Medical school didn’t teach me how to decide which of my patients should live and which should die if it becomes rationing of medical equipment or treatment becomes necessary. But I’ve spent most of my time recently planning for the possibility that my colleagues and I may need to make precisely that decision.
Reports have emerged from Italy about doctors choosing who would receive lifesaving medical care and who would not. New York’s governor, Andrew Cuomo, pleaded this week for 30,000 ventilators, three times the 10,000 ventilators currently available. As I write this, there are more than 80,000 confirmed cases of Covid-19 in the United States. If the number of people with severe cases outstrips the number of ventilators, will doctors decide who gets one?
Even though the U.S. is one of the richest countries in the world, rationing health care is not new here.
In the 1960s, people living with kidney failure fought for a limited number of dialysis machines. At first, panels considered “social worth” when deciding who got dialysis. This injustice led to federal funding for dialysis for all Americans with kidney failure. But money doesn’t solve all problems. As a doctor who cares for critically ill patients, I have seen countless children die waiting for a liver or heart transplant. Every day 20 Americans die while waiting for an organ transplant, a kind of decision-less rationing. When resources are scarce, hard decisions must be made.
The Covid-19 pandemic is already forcing hard decisions. Doctors in New York City are delaying surgeries for patients, some of whom may die waiting. Some hospitals have changed infection-control policies to reserve personal protective equipment, risking the transmission of other difficult-to-control infections. While many systems have transitioned to telehealth, canceling clinics to promote social distancing means that some will go without needed medical care.
On March 25, the federal government agreed to provide $2 trillion in financial reliefbecause of Covid-19 but, again, money may not solve the problem.
As the director of the Center for Bioethics and Medical Humanities at Northwestern University, I am one of many people planning for who gets the next available ventilator if supplies are limited and rationing becomes necessary. Here is what you should know about those plans and how they are being made:
First, past health care crises like the Ebola outbreaks, severe acute respiratory syndrome (SARS), and the H1N1 influenza pandemic prompted much advance planning. In 2012, the Institute of Medicine published guidance for what to do in a crisis like Covid-19. Many states used this report to create their own plans, including Illinois, where I practice. Importantly, input from the public is also available.

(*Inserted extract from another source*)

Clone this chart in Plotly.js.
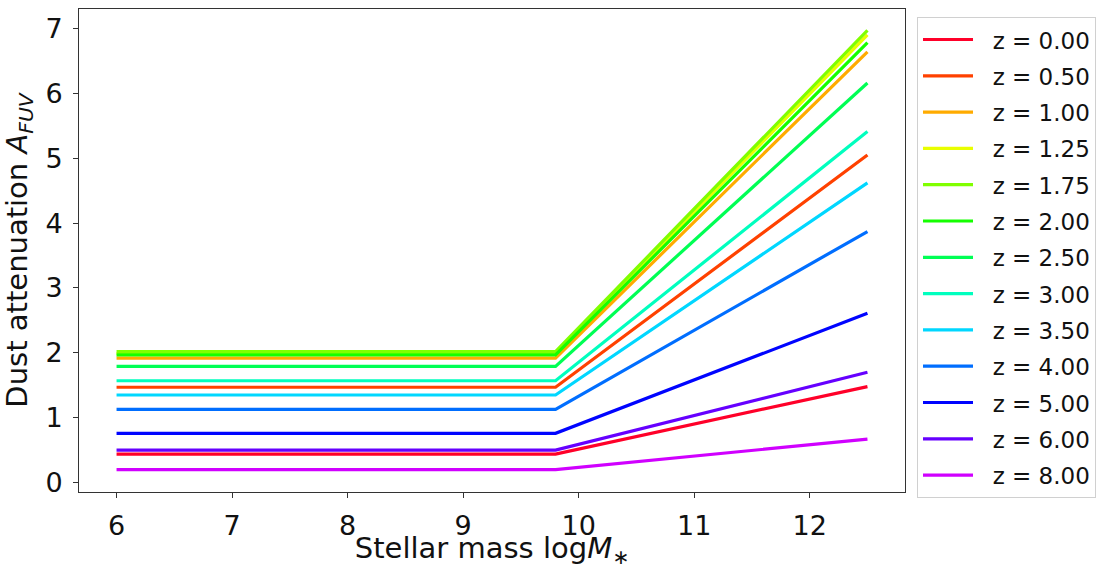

Second, bioethicists, clinicians, and health care leaders across the country are sharing information to help provide consistency from one hospital to another. Douglas B. White, who directs the Program on Ethics and Decision Making in Critical Illness at the University of Pittsburgh School of Medicine, and Scott Halpern, professor of medicine at the University of Pennsylvania, have circulated a plan based on a process published in a top medical journal that hundreds of hospitals across the country are using as a guide. In some areas, statewide plans are being implemented. To be sure, sharing doesn’t ensure consistency. But it will certainly help.
Third, every plan should support shared ethical values. This means starting with the idea that every life is worth saving and that the goal is to help the most people possible. To accomplish this, many plans use a scoring system based on objective information about each patient’s medical condition. Using a scoring system to help predict who will survive helps avoid biased decision-making.

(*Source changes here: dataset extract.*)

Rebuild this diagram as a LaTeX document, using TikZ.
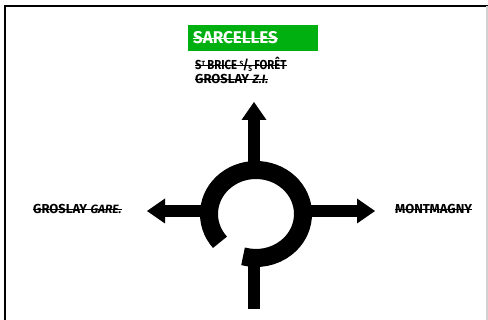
\documentclass[tikz,border=0pt]{standalone}
\usepackage{fontspec}
\setmainfont{Fira Sans}
\usetikzlibrary{arrows.meta,positioning}
\definecolor{signgreen}{RGB}{0,176,16}
\newcommand{\raised}[1]{\raisebox{3.6pt}{\fontsize{7.5}{7.5}\selectfont #1}}
\newcommand{\lowered}[1]{\raisebox{-1.5pt}{\fontsize{7.5}{7.5}\selectfont #1}}

\begin{document}
\begin{tikzpicture}[x=1pt,y=-1pt,
    sign/.style={font=\bfseries\fontsize{13}{13}\selectfont, inner sep=0pt, anchor=base west},
    small/.style={font=\bfseries\itshape\fontsize{12}{12}\selectfont},
    strike/.style={line width=0.8pt},
    road/.style={line width=12.5pt},
    exit/.style={road, -{Triangle[width=25pt,length=18pt,line width=0pt]}}]
  \useasboundingbox (0,0) rectangle (488,320);

  % frame of the sign
  \draw[line width=2.5pt] (5,320) -- (5,6) -- (488,6);
  \draw[gray!35, line width=1.5pt] (487,6) -- (487,320);

  % the roundabout
  \coordinate (O) at (256,214);
  \draw[road, line width=18pt] (O) ++(140:47 and 44) arc[start angle=140, end angle=466, x radius=47, y radius=44];

  \coordinate (N0) at (254,168);
  \coordinate (N1) at (254,102);
  \coordinate (W0) at (206,211);
  \coordinate (W1) at (147,211);
  \coordinate (E0) at (306,211);
  \coordinate (E1) at (375,211);
  \coordinate (S0) at (254,255);
  \coordinate (S1) at (254,309);
  \draw[exit] (N0) -- (N1);
  \draw[exit] (W0) -- (W1);
  \draw[exit] (E0) -- (E1);
  \draw[road] (S0) -- (S1);

  % destinations
  \fill[signgreen] (188,25) rectangle (318,51);
  \node[sign, text=white, font=\bfseries\fontsize{17}{17}\selectfont] (sarcelles) at (193,44) {SARCELLES};
  \node[sign] (brice) at (195,70) {\scalebox{0.87}[1]{S\raised{T}\hspace{2.5pt}BRICE\hspace{3pt}\raised{S}\kern-0.5pt/\kern-0.5pt\lowered{S}\hspace{2.5pt}FORÊT}};
  \node[sign] (groslayzi) at (195,84) {GROSLAY};
  \node[sign] (gare) at (33,214) {GROSLAY};
  \node[sign] (montmagny) at (395,214) {MONTMAGNY};
  \node[sign, small, right=3pt of groslayzi.base east, anchor=base west] (zi) {Z.I.};
  \node[sign, small, right=3pt of gare.base east, anchor=base west] (garelbl) {GARE.};

  % the line through each name
  \draw[strike, white] ([yshift=6pt]sarcelles.base west) -- ([yshift=6pt]sarcelles.base east);
  \foreach \n in {brice,montmagny}
    \draw[strike] ([yshift=4.5pt]\n.base west) -- ([yshift=4.5pt]\n.base east);
  \draw[strike] ([yshift=4.5pt]groslayzi.base west) -- ([yshift=4.5pt]zi.base east);
  \draw[strike] ([yshift=4.5pt]gare.base west) -- ([yshift=4.5pt]garelbl.base east);
\end{tikzpicture}
\end{document}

Of course, no scoring system is 100% accurate. And many people worry that certain groups with underlying health problems, including those who are disabled, homeless, incarcerated, or poor, are disadvantaged by such scoring systems. And even with a scoring system, there needs to be a plan for breaking ties.

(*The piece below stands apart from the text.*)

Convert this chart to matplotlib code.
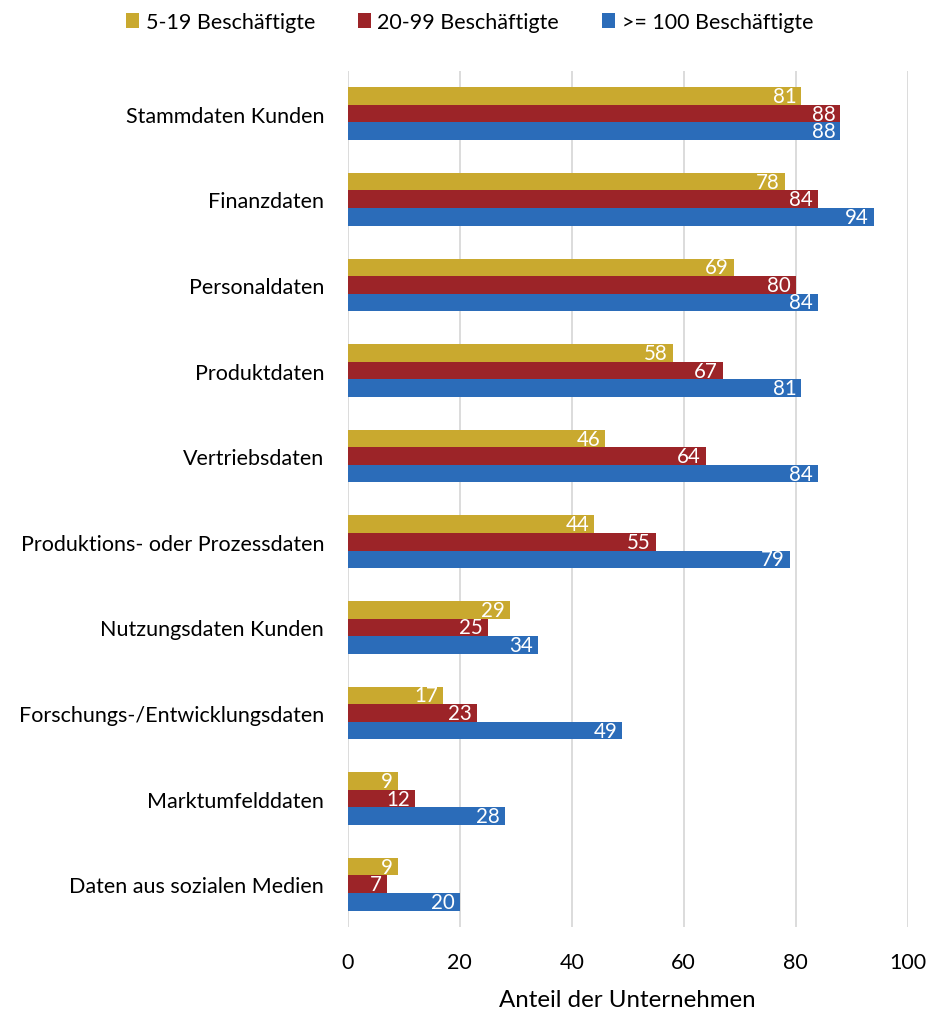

Fourth, a physician’s ethical duty is to care for his or her patients. If I am taking care of two patients in the intensive care unit who both need a ventilator, I should not be the one to decide who gets the machine. That decision should be made by others, preferably a group of medical experts who don’t know anything about the patients involved except the facts they are given.
Fifth, not using lifesaving treatments does not mean we stop caring. For those who may not survive, palliative care is essential to help relieve pain, difficulty breathing, and other symptoms, and support psychological and spiritual distress.
Finally, resources are available for how these decisions might be made. The New England Journal of Medicine recently published articles about allocating ventilatorsand rationing scarce resources. The Hastings Center, a nonpartisan, nonprofit organization, has an entire website on the ethics of resources during Covid-19.
I have had to learn many lessons about being a doctor since finishing medical school. I wish this wasn’t one of them.
Kelly Michelson, M.D., is director of the Center for Bioethics and Medical Humanities at Northwestern Feinberg School of Medicine and a physician in the pediatric intensive care unit at Ann & Robert H. Lurie Children’s Hospital of Chicago.